虽,虽然他看上去确实相当惨兮兮的,但是!我是不会被这些假象给迷惑的!
“哦。”我面无表情,“我老爸告诉我不要跟奇怪的陌生人说话。”
“你有什么来意,直接说吧。”
我实在是烦不胜烦了。
(五)
听到我的话,达达利亚也收敛了笑意,他的神情变得认真了起来。
“果然,那位难缠的钟离先生的女儿,也是相当不好糊弄啊。”达达利亚有点头疼地说,“其实我是想找你帮个忙。”
“事后,我愚人众欠你一个人情,或者要合作报酬也可以。”
愚人众的人情?
那确实还是挺有分量的东西。
我停住了要离开的脚步,想看看他葫芦里面到底卖的什么药。
“说吧,什么事。”我双手环胸,看着他。
达达利亚却不知道从哪里掏出了一份文件递给了我。
我接过来一看,居然是夏洛蒂对我的专访报道,后面几页是我在须弥发表的论文。
在里面,在文件里面,那些作为论文理论支持的符箓非常的显眼。
不知道为什么,我有了一种非常不好的预感。
我好像……知道他找我干嘛了。
果然,他示意我看最后一张纸。
我翻过去一看,那颇为眼熟的符箓,我用尽了全身的演技,才抬起头疑惑地问他:“这是什么?”
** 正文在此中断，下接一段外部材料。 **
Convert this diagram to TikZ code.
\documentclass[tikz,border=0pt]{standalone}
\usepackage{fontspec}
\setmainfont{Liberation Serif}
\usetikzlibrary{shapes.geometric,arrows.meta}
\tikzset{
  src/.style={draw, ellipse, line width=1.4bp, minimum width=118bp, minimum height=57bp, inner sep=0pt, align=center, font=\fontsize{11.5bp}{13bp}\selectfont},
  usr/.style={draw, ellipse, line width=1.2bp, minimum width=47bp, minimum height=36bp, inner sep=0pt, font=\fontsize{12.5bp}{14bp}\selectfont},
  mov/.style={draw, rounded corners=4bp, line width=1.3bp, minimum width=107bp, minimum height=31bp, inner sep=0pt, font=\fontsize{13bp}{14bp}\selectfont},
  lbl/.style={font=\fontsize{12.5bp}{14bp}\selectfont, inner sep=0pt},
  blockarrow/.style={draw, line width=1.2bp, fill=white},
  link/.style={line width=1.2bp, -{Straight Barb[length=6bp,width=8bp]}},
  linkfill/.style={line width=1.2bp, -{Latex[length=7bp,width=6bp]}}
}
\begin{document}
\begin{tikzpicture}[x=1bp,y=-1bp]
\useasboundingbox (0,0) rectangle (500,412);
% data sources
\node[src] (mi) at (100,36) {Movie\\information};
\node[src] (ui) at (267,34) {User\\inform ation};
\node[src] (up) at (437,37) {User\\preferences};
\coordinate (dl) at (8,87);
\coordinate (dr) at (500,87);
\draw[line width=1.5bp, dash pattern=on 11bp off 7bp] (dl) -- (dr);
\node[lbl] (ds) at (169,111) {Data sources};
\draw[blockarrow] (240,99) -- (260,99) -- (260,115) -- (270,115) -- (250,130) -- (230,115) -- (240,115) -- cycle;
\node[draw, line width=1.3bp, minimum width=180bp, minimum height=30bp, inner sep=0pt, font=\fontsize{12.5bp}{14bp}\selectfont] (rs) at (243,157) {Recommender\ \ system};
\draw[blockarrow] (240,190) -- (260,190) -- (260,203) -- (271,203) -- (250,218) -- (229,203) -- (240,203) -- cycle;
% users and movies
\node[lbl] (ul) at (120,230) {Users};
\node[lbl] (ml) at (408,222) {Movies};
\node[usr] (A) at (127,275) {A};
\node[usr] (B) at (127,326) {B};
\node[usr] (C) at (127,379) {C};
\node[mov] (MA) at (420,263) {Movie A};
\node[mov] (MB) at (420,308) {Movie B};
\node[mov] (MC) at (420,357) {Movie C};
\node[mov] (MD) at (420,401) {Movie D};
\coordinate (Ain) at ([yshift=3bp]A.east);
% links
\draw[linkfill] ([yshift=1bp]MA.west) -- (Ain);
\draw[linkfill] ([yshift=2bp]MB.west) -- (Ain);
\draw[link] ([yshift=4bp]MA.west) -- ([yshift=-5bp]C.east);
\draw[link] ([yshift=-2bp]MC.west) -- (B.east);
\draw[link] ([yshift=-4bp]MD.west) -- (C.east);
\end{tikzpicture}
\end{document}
“身为璃月符箓方面的,现在仅存的专业学者,你会不认识百无禁忌箓?”他剥开了自己开朗的表象,显露出冷漠的内里来,“钟离鸢,你骗不过我,你认识它。”
“不,”我死鸭子嘴硬,“我不认识。”
我不信他能够在璃月范围内找到除了仙人之外第二个会符箓的。
不然的话,他大可以催动那张到手的百无禁忌箓,而不是复制了一堆仿制品,才堪堪解封了漩涡之魔神奥赛尔。
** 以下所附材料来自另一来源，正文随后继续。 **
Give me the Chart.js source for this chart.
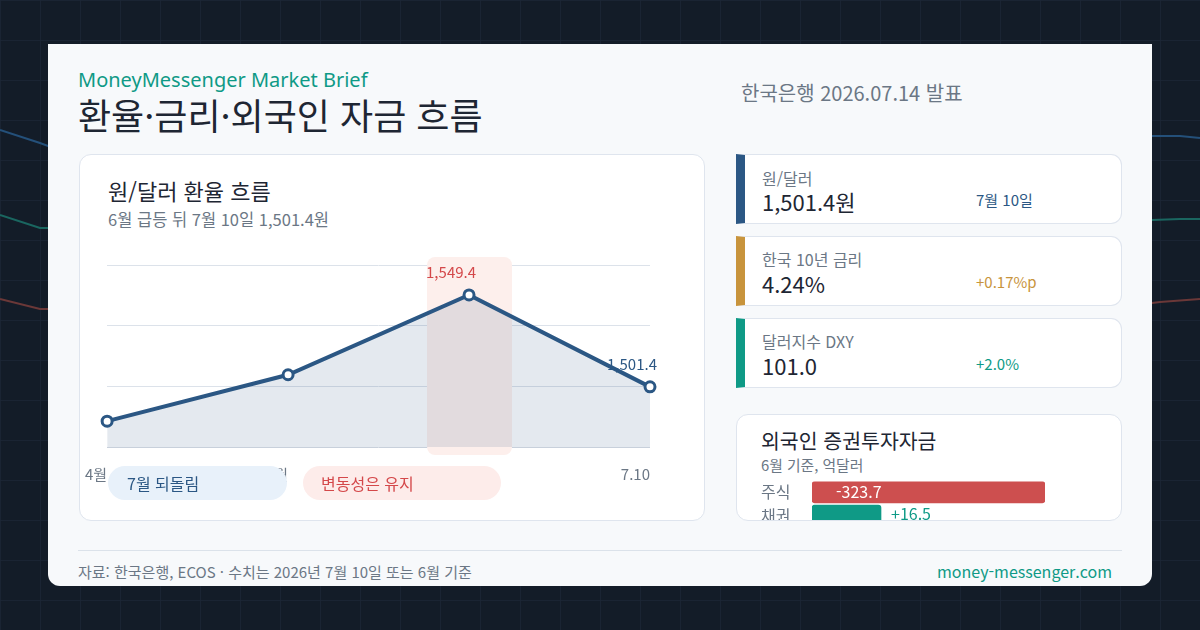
<!DOCTYPE html>
<html lang="ko">
<head>
<meta charset="UTF-8">
<title>환율·금리·외국인 자금 흐름</title>
<script src="https://cdn.jsdelivr.net/npm/chart.js"></script>
<style>
  * { box-sizing: border-box; margin: 0; padding: 0; }
  body { width: 1200px; height: 630px; overflow: hidden; background: #131c28; position: relative;
         font-family: "Noto Sans CJK KR", "Noto Sans", sans-serif; color: #1e2633; }
  .abs { position: absolute; white-space: nowrap; line-height: 1; }
  .sheet { position: absolute; left: 48px; top: 44px; width: 1104px; height: 542px; background: #f7f9fb; border-radius: 0 0 12px 12px; }
  .card { position: absolute; background: #fff; border: 1px solid #dfe5ee; border-radius: 12px; }
  .stat { position: absolute; left: 736px; width: 386px; height: 70px; background: #fff; border: 1px solid #dfe5ee; border-left-width: 9px; border-radius: 0 11px 11px 0; }
  .pill { position: absolute; top: 466px; height: 34px; border-radius: 17px; font-size: 16px; line-height: 34px; }
</style>
</head>
<body>
<svg id="bg" class="abs" width="1200" height="630" style="left:0;top:0">
  <defs>
    <pattern id="grid" width="40" height="40" patternUnits="userSpaceOnUse">
      <path d="M40 0 L0 0 0 40" fill="none" stroke="#1b2636" stroke-width="1.5"/>
    </pattern>
  </defs>
  <rect width="1200" height="630" fill="url(#grid)"/>
  <polyline points="0,130 40,143 48,146 1152,136 1180,136 1200,138" fill="none" stroke="#24507a" stroke-width="2"/>
  <polyline points="0,215 40,228 48,228 1152,220 1180,219 1200,219" fill="none" stroke="#1a6660" stroke-width="2"/>
  <polyline points="0,299 40,309 48,309 1152,303 1160,302 1200,299" fill="none" stroke="#6b3838" stroke-width="2"/>
</svg>

<div class="sheet"></div>

<!-- header -->
<div class="abs" style="left:78px;top:70px;font-size:20px;color:#0f9a86;font-family:'Noto Sans',sans-serif">MoneyMessenger Market Brief</div>
<div class="abs" style="left:78px;top:96px;font-size:36px;color:#1e2633">환율·금리·외국인 자금 흐름</div>
<div class="abs" style="left:741px;top:83px;font-size:20px;color:#6b7785">한국은행 2026.07.14 발표</div>

<!-- left chart card -->
<div class="card" style="left:79px;top:154px;width:626px;height:367px"></div>
<div class="abs" style="left:108px;top:179px;font-size:22px">원/달러 환율 흐름</div>
<div class="abs" style="left:108px;top:211px;font-size:16.5px;color:#6b7785">6월 급등 뒤 7월 10일 1,501.4원</div>
<canvas id="fx" class="abs" width="638" height="268" style="left:67px;top:240px"></canvas>
<div class="pill" style="left:108px;width:179px;background:#e8f1fa;color:#2b5784;padding-left:19px">7월 되돌림</div>
<div class="pill" style="left:303px;width:198px;background:#fdecea;color:#d4484a;padding-left:18px">변동성은 유지</div>

<!-- stat cards -->
<div class="stat" style="top:154px;border-left-color:#2b5784"></div>
<div class="abs" style="left:762px;top:170px;font-size:16px;color:#6b7785">원/달러</div>
<div class="abs" style="left:762px;top:190px;font-size:22px">1,501.4원</div>
<div class="abs" style="left:976px;top:192px;font-size:15px;color:#2b5784">7월 10일</div>

<div class="stat" style="top:236px;border-left-color:#c8943c"></div>
<div class="abs" style="left:762px;top:251px;font-size:16px;color:#6b7785">한국 10년 금리</div>
<div class="abs" style="left:762px;top:272px;font-size:22px">4.24%</div>
<div class="abs" style="left:976px;top:274px;font-size:15px;color:#c8943c">+0.17%p</div>

<div class="stat" style="top:318px;border-left-color:#0f9a86"></div>
<div class="abs" style="left:762px;top:333px;font-size:16px;color:#6b7785">달러지수 DXY</div>
<div class="abs" style="left:762px;top:354px;font-size:22px">101.0</div>
<div class="abs" style="left:976px;top:356px;font-size:15px;color:#0f9a86">+2.0%</div>

<!-- foreign flows card -->
<div class="card" style="left:736px;top:414px;width:386px;height:107px;overflow:hidden">
  <div class="abs" style="left:24px;top:15px;font-size:20.5px">외국인 증권투자자금</div>
  <div class="abs" style="left:24px;top:43px;font-size:14.8px;color:#6b7785">6월 기준, 억달러</div>
  <canvas id="flow" class="abs" width="284" height="66" style="left:24px;top:56px"></canvas>
</div>

<!-- footer -->
<div class="abs" style="left:78px;top:550px;width:1044px;height:1px;background:#dbe2ea"></div>
<div class="abs" style="left:78px;top:564px;font-size:15px;color:#6b7785">자료: 한국은행, ECOS · 수치는 2026년 7월 10일 또는 6월 기준</div>
<div class="abs" style="right:88px;top:563px;font-size:16px;color:#0f9a86">money-messenger.com</div>

<script>
  // 원/달러 환율 (월별 + 7월 10일)
  const months = ['4월', '5월', '6월', '7.10'];
  const usdkrw = [1483.5, 1507.7, 1549.4, 1501.4];
  const noteIdx = [2, 3];               // points that get a value label
  const noteColors = ['#d4484a', '#2b5784'];
  const highlightIdx = 2;               // 6월 급등 구간
  const yMin = 1470;
  const yMax = 1565;

  // 외국인 증권투자자금 (6월, 억달러)
  const flowCats = ['주식', '채권'];
  const flowVals = [-323.7, 16.5];

  const FONT = '"Noto Sans CJK KR", "Noto Sans", sans-serif';
  const BLUE = '#2b5784';

  const highlight = {
    id: 'highlight',
    beforeDatasetsDraw(chart) {
      const {ctx, chartArea} = chart;
      const x = chart.scales.x.getPixelForValue(highlightIdx);
      ctx.save();
      ctx.fillStyle = '#fdefec';
      ctx.beginPath();
      ctx.roundRect(x - 42, chartArea.top - 8, 85, chartArea.bottom - chartArea.top + 16, 8);
      ctx.fill();
      ctx.restore();
    }
  };

  const pointNotes = {
    id: 'pointNotes',
    afterDatasetsDraw(chart) {
      const {ctx} = chart;
      const pts = chart.getDatasetMeta(0).data;
      ctx.save();
      ctx.font = '15px ' + FONT;
      ctx.textAlign = 'right';
      ctx.textBaseline = 'middle';
      noteIdx.forEach((i, k) => {
        ctx.fillStyle = noteColors[k];
        ctx.fillText(usdkrw[i].toLocaleString('en-US', {minimumFractionDigits: 1}), pts[i].x + 7, pts[i].y - 23);
      });
      ctx.restore();
    }
  };

  new Chart(document.getElementById('fx'), {
    type: 'line',
    data: {
      labels: months,
      datasets: [{
        data: usdkrw,
        borderColor: BLUE,
        borderWidth: 4,
        backgroundColor: 'rgba(43, 87, 132, 0.13)',
        fill: 'start',
        tension: 0,
        pointRadius: 5,
        pointBorderWidth: 3,
        pointBackgroundColor: '#fff',
        pointBorderColor: BLUE
      }]
    },
    options: {
      responsive: false,
      animation: false,
      layout: { autoPadding: false, padding: { left: 17, right: 55, top: 25, bottom: 7 } },
      scales: {
        x: {
          grid: { display: false, drawTicks: false },
          border: { display: false },
          ticks: { align: 'end', padding: 18, color: '#6b7785', font: { family: FONT, size: 15 }, maxRotation: 0, autoSkip: false }
        },
        y: {
          min: yMin,
          max: yMax,
          ticks: { display: false, count: 4 },
          grid: { color: c => c.index === 0 ? '#c8d0db' : '#dce2ea', drawTicks: false },
          border: { display: false }
        }
      },
      plugins: { legend: { display: false }, tooltip: { enabled: false } }
    },
    plugins: [highlight, pointNotes]
  });

  const flowLabels = {
    id: 'flowLabels',
    afterDatasetsDraw(chart) {
      const {ctx} = chart;
      ctx.save();
      ctx.font = '16px ' + FONT;
      ctx.textBaseline = 'middle';
      chart.getDatasetMeta(0).data.forEach((bar, i) => {
        const v = flowVals[i];
        const txt = (v > 0 ? '+' : '') + v.toFixed(1);
        if (bar.width > 120) {
          ctx.fillStyle = '#fff';
          ctx.fillText(txt, bar.base + 24, bar.y);
        } else {
          ctx.fillStyle = '#0f9a86';
          ctx.fillText(txt, bar.x + 10, bar.y - 2);
        }
      });
      ctx.restore();
    }
  };

  new Chart(document.getElementById('flow'), {
    type: 'bar',
    data: {
      labels: flowCats,
      datasets: [{
        data: flowVals.map(Math.abs),
        backgroundColor: flowVals.map(v => v < 0 ? '#cd4f4f' : '#0f9a86'),
        barThickness: 21,
        borderRadius: 3,
        borderSkipped: false,
        minBarLength: 69
      }]
    },
    options: {
      indexAxis: 'y',
      responsive: false,
      animation: false,
      layout: { autoPadding: false, padding: 0 },
      scales: {
        x: { display: false, min: 0, max: Math.max(...flowVals.map(Math.abs)) },
        y: {
          grid: { display: false },
          border: { display: false },
          ticks: { crossAlign: 'far', padding: 0, color: '#6b7785', font: { family: FONT, size: 16 } },
          afterFit: s => { s.width = 51; }
        }
      },
      plugins: { legend: { display: false }, tooltip: { enabled: false } }
    },
    plugins: [flowLabels]
  });
</script>
</body>
</html>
原本了解剧情的我以为那张百无禁忌箓是因为存放时间过久,威力减弱,所以才需要批量生产。
可是当我真正的看到这份资料的时候,我一眼就认出了这是保存完好的,威力不减的百无禁忌箓。
他果然是为了它来找我的。
他想要我帮他完全催动这份百无禁忌箓。
我冷笑了一声,转头就走:“你另寻高明吧。”
我学习符箓,不是为了给他这样好的机会的。
谁知达达利亚一个闪身就堵住了我的去路,他那完全看不到亮光的,死寂的蓝眸看着我:“愚人众可以帮你完成任何的愿望,钟离鸢。”
愿望?
我不需要那样的东西。
在我的成长环境中,我一直是一个目的性非常强的人,愿望这种东西,远不如自己能把握住的东西来得实在。